Talk about spiked blood sugar and needing a nap afterward. No thanks! Not to mention you’ll probably be hungry an hour later. So here are the ingredients you’ll need for delicious coconut flour blueberry pancakes:

1/4 cup coconut flour
1/2 cup milk of your choice (I used my flax milk)
2 large eggs
1/2 tablespoon of honey or maple syrup
1/2 tsp pure vanilla extract
1/4 tsp baking soda
pinch of salt
Blueberries are not currently in season so I used 3 tablespoons of frozen blueberries.

Preparation:

Place your pan or griddle on a medium low heat and spray with a generous amount of a non stick cooking spray.

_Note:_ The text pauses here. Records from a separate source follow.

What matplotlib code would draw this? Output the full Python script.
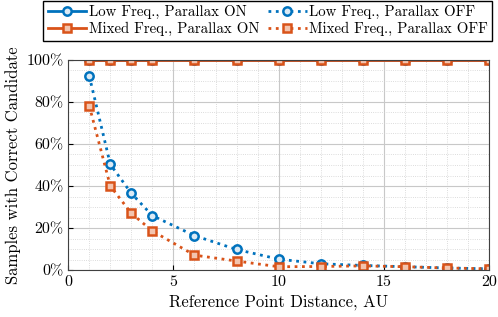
import matplotlib
matplotlib.use("Agg")
import matplotlib.pyplot as plt
from matplotlib.ticker import FixedLocator, FuncFormatter

plt.rcParams["font.family"] = "serif"
plt.rcParams["font.serif"] = ["cmr10", "DejaVu Serif"]
plt.rcParams["mathtext.fontset"] = "cm"
plt.rcParams["axes.formatter.use_mathtext"] = True

distance = [1, 2, 3, 4, 6, 8, 10, 12, 14, 16, 18, 20]
low_on = [100, 100, 100, 100, 100, 100, 100, 100, 100, 100, 100, 100]
mixed_on = [100, 100, 100, 100, 100, 100, 100, 100, 100, 100, 100, 100]
low_off = [92.4, 50.3, 36.5, 25.9, 16.4, 9.8, 5.2, 3.0, 2.2, 1.6, 1.0, 0.6]
mixed_off = [78.2, 40.0, 27.0, 18.6, 7.1, 4.3, 1.6, 1.7, 2.0, 1.6, 1.0, 0.6]

x_ticks = [0, 5, 10, 15, 20]
y_ticks = [0, 20, 40, 60, 80, 100]

BLUE = "#0072BD"
ORANGE = "#D95319"

fig = plt.figure(figsize=(4.98, 3.17), dpi=100)
ax = fig.add_axes([0.137, 0.148, 0.845, 0.663])

kw = dict(lw=2, ms=6, mew=1.8)
h_lon, = ax.plot(distance, low_on, "-o", color=BLUE, mfc="#dbeaf5", label="Low Freq., Parallax ON", **kw)
h_loff, = ax.plot(distance, low_off, ":o", color=BLUE, mfc="#dbeaf5", label="Low Freq., Parallax OFF", **kw)
h_mon, = ax.plot(distance, mixed_on, "-s", color=ORANGE, mfc="#f3c4ae", label="Mixed Freq., Parallax ON", **kw)
h_moff, = ax.plot(distance, mixed_off, ":s", color=ORANGE, mfc="#f3c4ae", label="Mixed Freq., Parallax OFF", **kw)

ax.set_xlim(0, 20)
ax.set_ylim(0, 100)
ax.xaxis.set_major_locator(FixedLocator(x_ticks))
ax.xaxis.set_minor_locator(FixedLocator([v for v in range(0, 21) if v % 5]))
ax.yaxis.set_major_locator(FixedLocator(y_ticks))
ax.yaxis.set_minor_locator(FixedLocator([v for v in range(0, 101, 5) if v % 20]))
ax.xaxis.set_major_formatter(FuncFormatter(lambda v, p: f"{v:.0f}"))
ax.yaxis.set_major_formatter(FuncFormatter(lambda v, p: f"{v:.0f}%"))
ax.grid(True, which="major", color="#c8c8c8", lw=0.8)
ax.grid(True, which="minor", color="#d0d0d0", lw=0.6, ls=":")
ax.set_axisbelow(True)
ax.tick_params(which="both", direction="in", labelsize=11.5)
ax.tick_params(which="minor", length=0)
for s in ax.spines.values():
    s.set_color("#404040")
    s.set_linewidth(0.8)

ax.set_xlabel("Reference Point Distance, AU", fontsize=12)
ax.set_ylabel("Samples with Correct Candidate", fontsize=12)

fig.legend(handles=[h_lon, h_mon, h_loff, h_moff], ncol=2,
           loc="upper right", bbox_to_anchor=(0.99, 1.0),
           fontsize=10.7, frameon=True, fancybox=False, edgecolor="black",
           framealpha=1, handlelength=2.6, handletextpad=0.15,
           columnspacing=0.6, borderpad=0.3, labelspacing=0.2,
           borderaxespad=0.05)

fig.savefig("out.png", dpi=100)
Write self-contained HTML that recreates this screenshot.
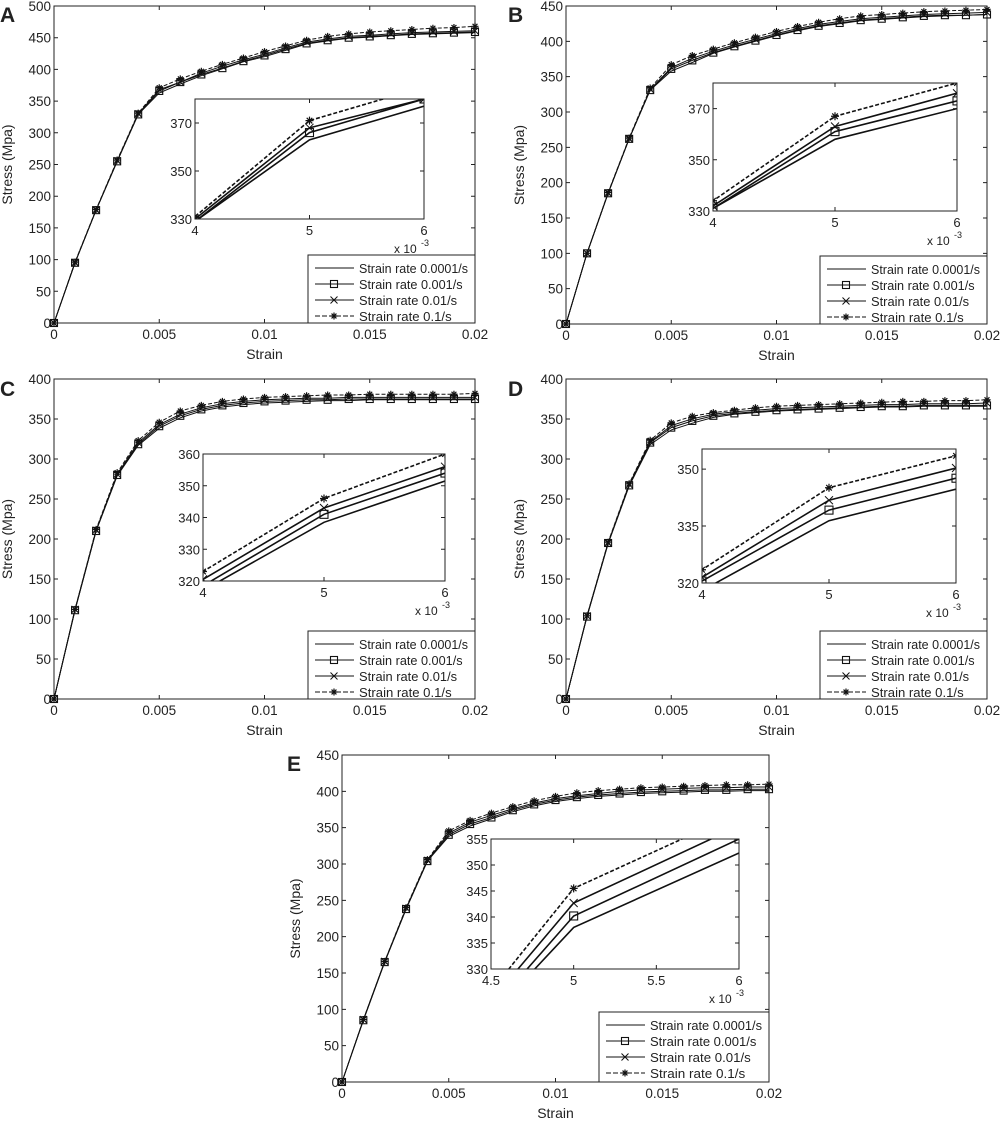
<!DOCTYPE html>
<html><head><meta charset="utf-8">
<style>
html,body{margin:0;padding:0;background:#fff;width:1000px;height:1122px;overflow:hidden;}
svg{display:block;font-family:"Liberation Sans",Arial,sans-serif;}
text{fill:#222;}
</style></head>
<body>
<svg id="fig" width="1000" height="1122" viewBox="0 0 1000 1122" xmlns="http://www.w3.org/2000/svg"></svg>
<script>
// Shared strain values (x) for main plots
const strain = [0,0.001,0.002,0.003,0.004,0.005,0.006,0.007,0.008,0.009,0.010,0.011,0.012,0.013,0.014,0.015,0.016,0.017,0.018,0.019,0.020];
const seriesNames = ["Strain rate 0.0001/s","Strain rate 0.001/s","Strain rate 0.01/s","Strain rate 0.1/s"];
// Panel A
const A_r1 = [0,95,178,255,329,363,377,390,401,412,420,430,440,445,449,451,453,455,456,457,458];
const A_r2 = [0,95,178,255,329,366,380,392,402,413,422,432,441,446,450,452,454,456,457,458,459];
const A_r3 = [0,95,178,256,330,368,380,394,405,415,424,434,443,448,452,454,456,458,459,460,461];
const A_r4 = [0,96,179,257,331,371,385,397,408,418,428,437,446,452,456,459,461,463,465,466,468];
// Panel B
const B_r1 = [0,100,185,262,331,358,370,383,392,400,408,415,421,425,429,431,433,435,436,437,438];
const B_r2 = [0,100,185,262,331,361,373,384,393,401,409,416,422,426,430,432,434,436,437,437,438];
const B_r3 = [0,100,185,262,332,363,376,386,395,403,411,418,424,428,432,434,436,438,439,440,441];
const B_r4 = [0,100,186,263,334,367,380,389,398,406,414,421,427,432,436,438,440,442,443,444,445];
// Panel C
const C_r1 = [0,111,210,279,317,338.5,351.5,360,365,368,370,371,372,373,373,374,374,374,374,374,374];
const C_r2 = [0,111,210,280,318.5,341,354,362,367,370,372,373,374,374,375,375,375,375,375,375,375];
const C_r3 = [0,112,211,281,320.5,343,356,364,369,372,374,375,376,376,377,377,377,377,377,377,377];
const C_r4 = [0,112,212,283,323,346,360,367,372,375,377,378,379,380,380,381,381,381,381,381,382];
// Panel D
const D_r1 = [0,103,194,266,318,336.4,344.7,352,356,358,360,361,362,363,364,365,365,366,366,366,366];
const D_r2 = [0,103,195,267,320.5,339.2,347.6,354,357,359,361,362,363,364,365,366,366,367,367,367,367];
const D_r3 = [0,104,195,268,321.5,341.8,350.3,356,359,361,363,364,365,366,367,368,368,369,369,369,370];
const D_r4 = [0,104,196,269,323.5,345.1,353.5,358,361,364,366,367,368,369,370,371,372,372,373,373,374];
// Panel E
const E_r1 = [0,85,165,238,304,338,352.3,362,372,380,386,390,393,395,397,398,399,400,400,401,401];
const E_r2 = [0,85,165,238,304,340.2,355,364,374,382,388,392,395,397,399,400,401,402,402,403,403];
const E_r3 = [0,86,166,239,305,342.7,357.5,367,376,384,390,394,397,400,402,403,404,405,405,406,406];
const E_r4 = [0,86,166,240,306,345.5,360,370,379,387,393,398,401,403,405,406,407,408,409,409,410];
// Tick labels
const mainXTicks = [0,0.005,0.01,0.015,0.02];
const mainXLabels = ["0","0.005","0.01","0.015","0.02"];
const A_yTicks=[0,50,100,150,200,250,300,350,400,450,500];
const B_yTicks=[0,50,100,150,200,250,300,350,400,450];
const C_yTicks=[0,50,100,150,200,250,300,350,400];
const D_yTicks=[0,50,100,150,200,250,300,350,400];
const E_yTicks=[0,50,100,150,200,250,300,350,400,450];
const A_inYTicks=[330,350,370];
const B_inYTicks=[330,350,370];
const C_inYTicks=[320,330,340,350,360];
const D_inYTicks=[320,335,350];
const E_inYTicks=[330,335,340,345,350,355];
const inXTicks=[4,5,6];
const E_inXTicks=[4.5,5,5.5,6];

const NS="http://www.w3.org/2000/svg";
const svg=document.getElementById('fig');
function mk(tag,attrs,parent){const e=document.createElementNS(NS,tag);for(const k in attrs)e.setAttribute(k,attrs[k]);(parent||svg).appendChild(e);return e;}

const panels=[
 {id:"a",letter:"A",data:[A_r1,A_r2,A_r3,A_r4],yT:A_yTicks,ymax:500,box:[54,6,475,323],lp:[0,6],
  inset:{box:[195,99,424,219],x:[4,6],y:[330,380],yT:A_inYTicks,xT:inXTicks},legend:[308,255]},
 {id:"b",letter:"B",data:[B_r1,B_r2,B_r3,B_r4],yT:B_yTicks,ymax:450,box:[566,6,987,324],lp:[508,6],
  inset:{box:[713,83,957,211],x:[4,6],y:[330,380],yT:B_inYTicks,xT:inXTicks},legend:[820,256]},
 {id:"c",letter:"C",data:[C_r1,C_r2,C_r3,C_r4],yT:C_yTicks,ymax:400,box:[54,379,475,699],lp:[0,380],
  inset:{box:[203,454,445,581],x:[4,6],y:[320,360],yT:C_inYTicks,xT:inXTicks},legend:[308,631]},
 {id:"d",letter:"D",data:[D_r1,D_r2,D_r3,D_r4],yT:D_yTicks,ymax:400,box:[566,379,987,699],lp:[508,380],
  inset:{box:[702,449,956,583],x:[4,6],y:[320,355.3],yT:D_inYTicks,xT:inXTicks},legend:[820,631]},
 {id:"e",letter:"E",data:[E_r1,E_r2,E_r3,E_r4],yT:E_yTicks,ymax:450,box:[342,755,769,1082],lp:[287,755],
  inset:{box:[491,839,739,969],x:[4.5,6],y:[330,355],yT:E_inYTicks,xT:E_inXTicks},legend:[599,1012]}
];

function marker(g,k,x,y,s){
  if(k===1){const r=mk('rect',{x:x-s,y:y-s,width:2*s,height:2*s,fill:'none',stroke:'#111','stroke-width':1.1},g);
    }
  else if(k===2){const p=mk('path',{d:`M${x-s} ${y-s}L${x+s} ${y+s}M${x-s} ${y+s}L${x+s} ${y-s}`,stroke:'#111','stroke-width':1},g);
    }
  else if(k===3){const p=mk('path',{d:`M${x-s} ${y}L${x+s} ${y}M${x} ${y-s}L${x} ${y+s}M${x-s*.7} ${y-s*.7}L${x+s*.7} ${y+s*.7}M${x-s*.7} ${y+s*.7}L${x+s*.7} ${y-s*.7}`,stroke:'#111','stroke-width':1.2},g);
    }
}
function drawSeries(g,xs,ys,sx,sy,k,ms,lw){
  let d='';xs.forEach((x,i)=>{d+=(i?'L':'M')+sx(x).toFixed(1)+' '+sy(ys[i]).toFixed(1);});
  const p=mk('path',{d:d,fill:'none',stroke:'#111','stroke-width':lw,'stroke-dasharray':k===3?'4 2':'none'},g);
  
  if(k>0)xs.forEach((x,i)=>marker(g,k,sx(x),sy(ys[i]),ms));
}

panels.forEach(P=>{
  const g=mk('g',{});
  
  const [x0,y0,x1,y1]=P.box;
  const sx=v=>x0+(v/0.02)*(x1-x0), sy=v=>y1-(v/P.ymax)*(y1-y0);
  const lt=mk('text',{x:P.lp[0],y:P.lp[1]+16,'font-size':21,'font-weight':'bold',fill:'#000'},g);lt.textContent=P.letter;
  
  const frame=mk('rect',{x:x0,y:y0,width:x1-x0,height:y1-y0,fill:'#fff',stroke:'#222','stroke-width':1},g);
  
  P.yT.forEach(v=>{const y=sy(v);
    mk('path',{d:`M${x0} ${y}h4M${x1} ${y}h-4`,stroke:'#222'},g);
    const t=mk('text',{x:x0-3,y:y+5,'font-size':13.5,'text-anchor':'end'},g);t.textContent=v;
    });
  mainXTicks.forEach((v,i)=>{const x=sx(v);
    mk('path',{d:`M${x} ${y1}v-4M${x} ${y0}v4`,stroke:'#222'},g);
    const t=mk('text',{x:x,y:y1+16,'font-size':13.5,'text-anchor':'middle'},g);t.textContent=mainXLabels[i];
    });
  const xl=mk('text',{x:(x0+x1)/2,y:y1+36,'font-size':14,'text-anchor':'middle'},g);xl.textContent='Strain';
  
  const yl=mk('text',{x:0,y:0,'font-size':14,'text-anchor':'middle',transform:`translate(${x0-42},${(y0+y1)/2}) rotate(-90)`},g);yl.textContent='Stress (Mpa)';
  
  P.data.forEach((ys,k)=>drawSeries(g,strain,ys,sx,sy,k,3.5,1));
  // inset
  const I=P.inset,[ix0,iy0,ix1,iy1]=I.box;
  const ig=mk('g',{},g);
  mk('rect',{x:ix0,y:iy0,width:ix1-ix0,height:iy1-iy0,fill:'#fff',stroke:'none'},ig);
  const isx=v=>ix0+((v*1000-I.x[0])/(I.x[1]-I.x[0]))*(ix1-ix0), isy=v=>iy1-((v-I.y[0])/(I.y[1]-I.y[0]))*(iy1-iy0);
  const cp=mk('clipPath',{id:'clip'+P.id},ig);mk('rect',{x:ix0-5,y:iy0-5,width:ix1-ix0+10,height:iy1-iy0+5},cp);
  const cp2=mk('clipPath',{id:'clipl'+P.id},ig);mk('rect',{x:ix0,y:iy0,width:ix1-ix0,height:iy1-iy0},cp2);
  const cg=mk('g',{'clip-path':`url(#clipl${P.id})`},ig);
  P.data.forEach((ys,k)=>drawSeries(cg,strain,ys,isx,isy,k,4,1.6));
  const ifr=mk('rect',{x:ix0,y:iy0,width:ix1-ix0,height:iy1-iy0,fill:'none',stroke:'#222'},ig);
  
  I.yT.forEach(v=>{const y=isy(v);mk('path',{d:`M${ix0} ${y}h4M${ix1} ${y}h-4`,stroke:'#222'},ig);
    const t=mk('text',{x:ix0-3,y:y+5,'font-size':13,'text-anchor':'end'},ig);t.textContent=v;
    });
  I.xT.forEach(v=>{const x=isx(v/1000);mk('path',{d:`M${x} ${iy1}v-4M${x} ${iy0}v4`,stroke:'#222'},ig);
    const t=mk('text',{x:x,y:iy1+16,'font-size':13,'text-anchor':'middle'},ig);t.textContent=v;
    });
  const ex=mk('text',{x:ix1-30,y:iy1+34,'font-size':12},ig);ex.textContent='x 10';
  
  const ex2=mk('text',{x:ix1-3,y:iy1+27,'font-size':9},ig);ex2.textContent='-3';
  
  // legend
  const [lx,ly]=P.legend;
  const lg=mk('g',{},g);
  mk('rect',{x:lx,y:ly,width:x1-lx,height:y1-ly,fill:'#fff',stroke:'#222'},lg);
  seriesNames.forEach((n,k)=>{const yy=ly+13+k*16;
    const e=mk('g',{},lg);
    mk('path',{d:`M${lx+7} ${yy}h39`,stroke:'#111','stroke-width':1,'stroke-dasharray':k===3?'5 2':'none'},e);
    if(k>0)marker(e,k,lx+26,yy,3.5);
    const t=mk('text',{x:lx+51,y:yy+5,'font-size':13,textLength:(x1-lx-58)*(n.length/20),lengthAdjust:'spacingAndGlyphs'},e);t.textContent=n;});
});
</script>
</body></html>
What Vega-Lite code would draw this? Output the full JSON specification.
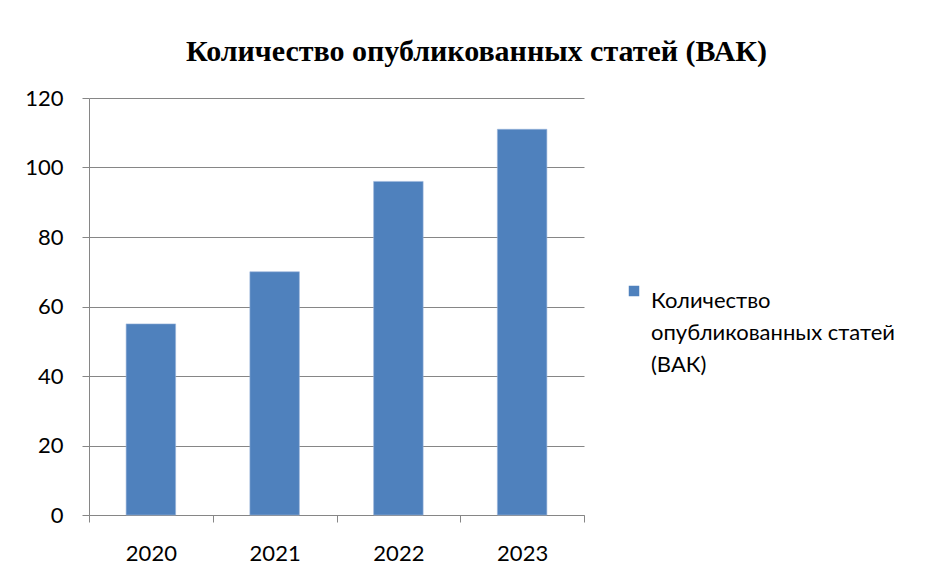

In a bowl, combine the dry ingredients first and mix. To the dry ingredients add the wet (milk, eggs, honey, & vanilla) and whisk until all of the lumps in the batter are gone. Now mix in your blueberries and stir gently.

I use a large spoon and take about 2 tablespoons of the batter to create large medallion sized pancakes. Allow to cook for about 1-2 minutes on each side or until cooked all the way through the middle.

This will yield about 8 pancakes! Perfect for a single serve size or for your kiddos however this recipe can easily be doubled or tripled!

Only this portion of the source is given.